Charting new paths: A post-traditional student’s bold advocacy and success | Amanda Espinel
Charting new paths: A post-traditional student’s bold advocacy and success | Amanda Espinel
Ask questions. Open up. Advocate for yourself.
That’s the advice Reisher Scholar and peer advocate Amanda Espinel would give to anyone considering attending UCCS. And it is advice she exemplifies daily, in every interaction.
“Right now, I’m in this rebellious stage of life,” she said. “I might teach, but I’m also looking toward activism work and advocacy. My degrees have given me the frameworks for intersectionality, inclusiveness, diversity, equity, and inclusion and all the things that are really important.”
A post-traditional, first-generation student, Amanda was also one of the first to double major in History and Women’s and Ethnic Studies. She’s pursuing a graduate degree in history and hopes to earn a Ph.D. in history as well.
“The rest of my life is still a big question mark…and that’s on purpose,” Amanda said. “I just know I want to make some sort of small change in the world.”
Amanda decided to go back to school in her mid-thirties after working in restaurants and teaching yoga.
“I would go through phases where I’d wonder, ‘Is this all I’m going to do with my life?’” she said. “I worked with Jared Benson and he’s a history professor at UCCS. He had this wealth of knowledge. He’s the reason I started realizing how much I liked history and wanted to learn more.”

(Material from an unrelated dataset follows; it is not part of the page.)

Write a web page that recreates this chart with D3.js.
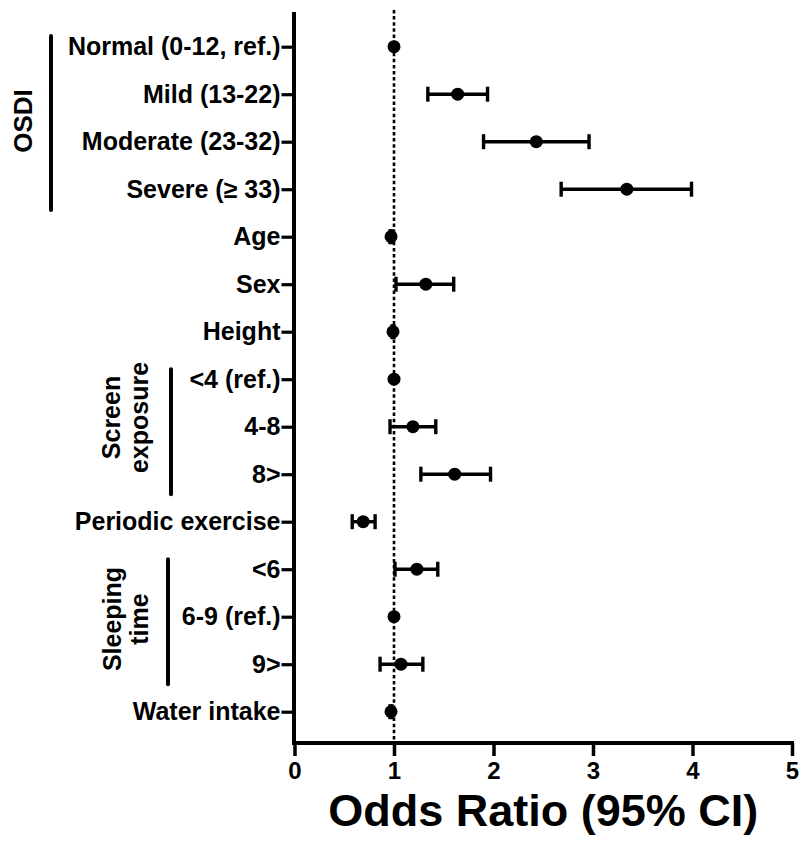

Amanda spent two years at what is now Pikes Peak State College, earning her associate’s degree with a history designation. She transferred her credits to UCCS her junior year and was awarded the Reisher Scholarship.

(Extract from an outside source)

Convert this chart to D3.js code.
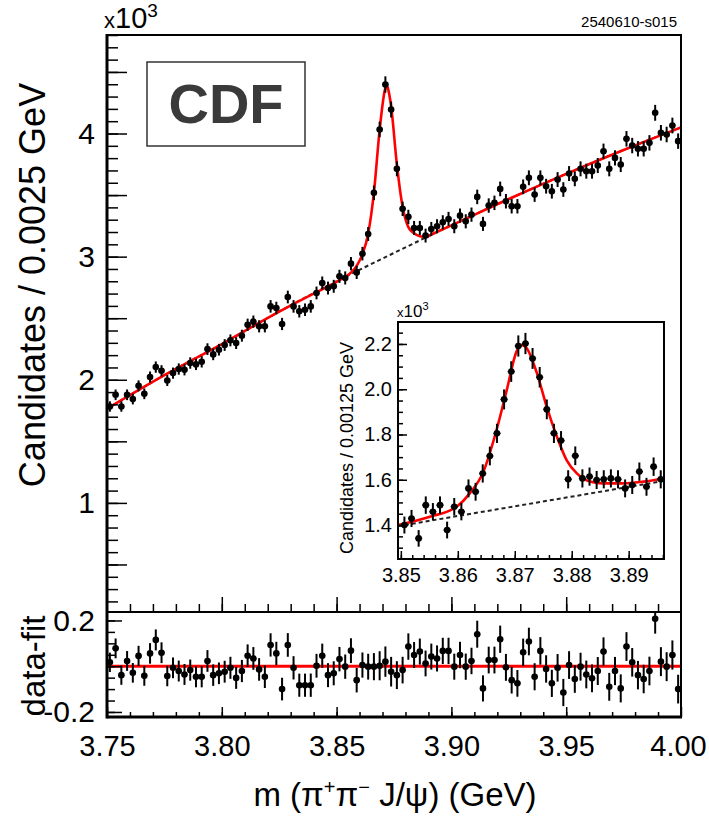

The Reisher Scholars Program gives students the financial means to complete their undergraduate degree, with support from the program starting midway through college. The Reisher family established the Reisher scholarship program at The Denver Foundation in 2001.
“I was a little nervous at first with Reisher because the whole point to me going to school in my thirties was I didn’t want to rush through anything. I didn’t want to just pick something, and then get the degree,” Amanda said, explaining how because she was a transfer student, to remain eligible for the Reisher Scholarship she had to graduate within two years. “I knew that if I wanted this funding, and I wanted two undergraduate degrees, I had to commit.”
Knowing the scholarship’s requirement, Amanda convinced her academic advisor to let her take 15 credit hours a semester.
“I was busy and stressed out and had five classes to deal with, but I graduated without debt, so that to me it was worth making it happen,” she said. “If I didn’t have Reisher giving me that deadline, I could have extended it longer and then all of a sudden, I’d be in my forties before my master’s is done.”
Amanda also chose to stay on as a Reisher Peer Advocate, even though the scholarship does not cover graduate school attendance.
“I love it,” she said. “My main role is helping empower current scholars to make choices for themselves. It’s transformative to be able to sit there and tell a scholar, ‘Hey, we got you until you graduate, and we want to see you succeed.’”
She encourages other post-traditional students to grasp the opportunities given to them at UCCS through scholarships and relationship with faculty and staff.
The advice Amanda has for students is this: “Don’t shrink in class because you’re older, because you have a lot to offer the people that are in the class. Make yourself known. Create connections. I always heard about college being for networking, and I never really understood it or cared. But I get it,” she said. “You’re just as important as a 20-year-old student. You have just as much to offer, and this school has a lot to offer you.”